Con il terrorismo, si utilizzarono metodi simili: la legge 304 del 29 maggio 1982 introdusse le figure dei dissociati e dei pentiti. Uno dei primi fu il famoso Patrizio Peci. Ma anche Adriana Faranda e Valerio Morucci, che fecero parte del gruppo che partecipò al sequestro Moro, si dissociarono. Fu una legge che consentì di sgominare le Br, di individuare covi e complici, senza preoccuparsi di pentimenti interiori o altre scelte di tipo etico individuale. Certo, nulla a che vedere con il macello della legge Pica, con il terrore di quella repressione, con i morti che provocò tra la povera gente. Morti di cui, assai spesso, non ci fu traccia nei rapporti ufficiali.

Dopo gli agguati e le uccisioni dei magistrati Giovanni Falcone e Paolo Borsellino, si applicò in pieno quella che era stata un'intuizione di quegli stessi giudici, sull'esempio americano: la legge 82 del 15 marzo 1991. Gli agguati ai due magistrati dell'anno successivo convinsero lo Stato ad utilizzare la categoria del pentitismo anche per i mafiosi, che era stata accettata dopo diversi dibattiti e sofismi rispetto a quanto era invece avvenuto per il terrorismo cui si riconosceva una matrice e un'origine politico-ideologico che le mafie non avevano e non hanno. Nacquero i pentiti di mafia, il loro contratto di collaborazione con lo Stato, il Servizio centrale pentiti che ne gestisce l'incolumità e le esigenze quotidiane.

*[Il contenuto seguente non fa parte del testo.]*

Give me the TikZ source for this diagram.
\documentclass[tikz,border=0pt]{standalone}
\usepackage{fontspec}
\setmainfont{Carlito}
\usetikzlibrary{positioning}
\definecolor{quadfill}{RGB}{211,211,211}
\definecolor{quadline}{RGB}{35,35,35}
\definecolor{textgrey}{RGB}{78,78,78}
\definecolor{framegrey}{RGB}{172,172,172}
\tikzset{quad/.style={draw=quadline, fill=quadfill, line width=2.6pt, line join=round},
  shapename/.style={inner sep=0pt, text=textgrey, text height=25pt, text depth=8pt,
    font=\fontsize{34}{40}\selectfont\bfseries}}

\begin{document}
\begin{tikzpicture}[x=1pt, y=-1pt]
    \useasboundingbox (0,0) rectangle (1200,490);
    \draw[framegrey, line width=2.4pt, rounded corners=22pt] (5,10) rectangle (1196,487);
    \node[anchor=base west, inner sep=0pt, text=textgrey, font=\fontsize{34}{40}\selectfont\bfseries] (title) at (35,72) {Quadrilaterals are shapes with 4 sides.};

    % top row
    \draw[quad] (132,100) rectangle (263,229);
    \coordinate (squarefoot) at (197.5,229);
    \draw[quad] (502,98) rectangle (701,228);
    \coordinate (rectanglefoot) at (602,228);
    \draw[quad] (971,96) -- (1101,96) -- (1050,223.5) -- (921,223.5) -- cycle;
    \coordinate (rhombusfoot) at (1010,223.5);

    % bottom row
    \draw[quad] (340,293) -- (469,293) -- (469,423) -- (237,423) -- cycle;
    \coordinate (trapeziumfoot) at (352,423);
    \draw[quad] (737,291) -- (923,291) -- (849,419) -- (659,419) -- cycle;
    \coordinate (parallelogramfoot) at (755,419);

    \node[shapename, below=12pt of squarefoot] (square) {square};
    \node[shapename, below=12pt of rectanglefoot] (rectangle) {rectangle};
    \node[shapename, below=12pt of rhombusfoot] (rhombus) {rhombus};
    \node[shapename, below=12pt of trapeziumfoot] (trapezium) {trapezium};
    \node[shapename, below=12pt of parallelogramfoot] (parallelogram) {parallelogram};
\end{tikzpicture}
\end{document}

Sono 155 anni di leggi speciali in Italia, dunque. Materia per approfondimenti di giuristi: le politiche e le norme del doppio binario, le figure dei collaboratori di giustizia e così via. Resta una considerazione che ritengo fondamentale, sugli esiti di queste differenti norme: come mai con le leggi speciali si sono sconfitti brigantaggio e terrorismo, mentre le mafie non si riesce a sradicarle? Una riflessione, che ne porta un'altra: appare evidente che brigantaggio e terrorismo erano estranei alle istituzioni statali. E le mafie? Ah, saperlo, saperlo.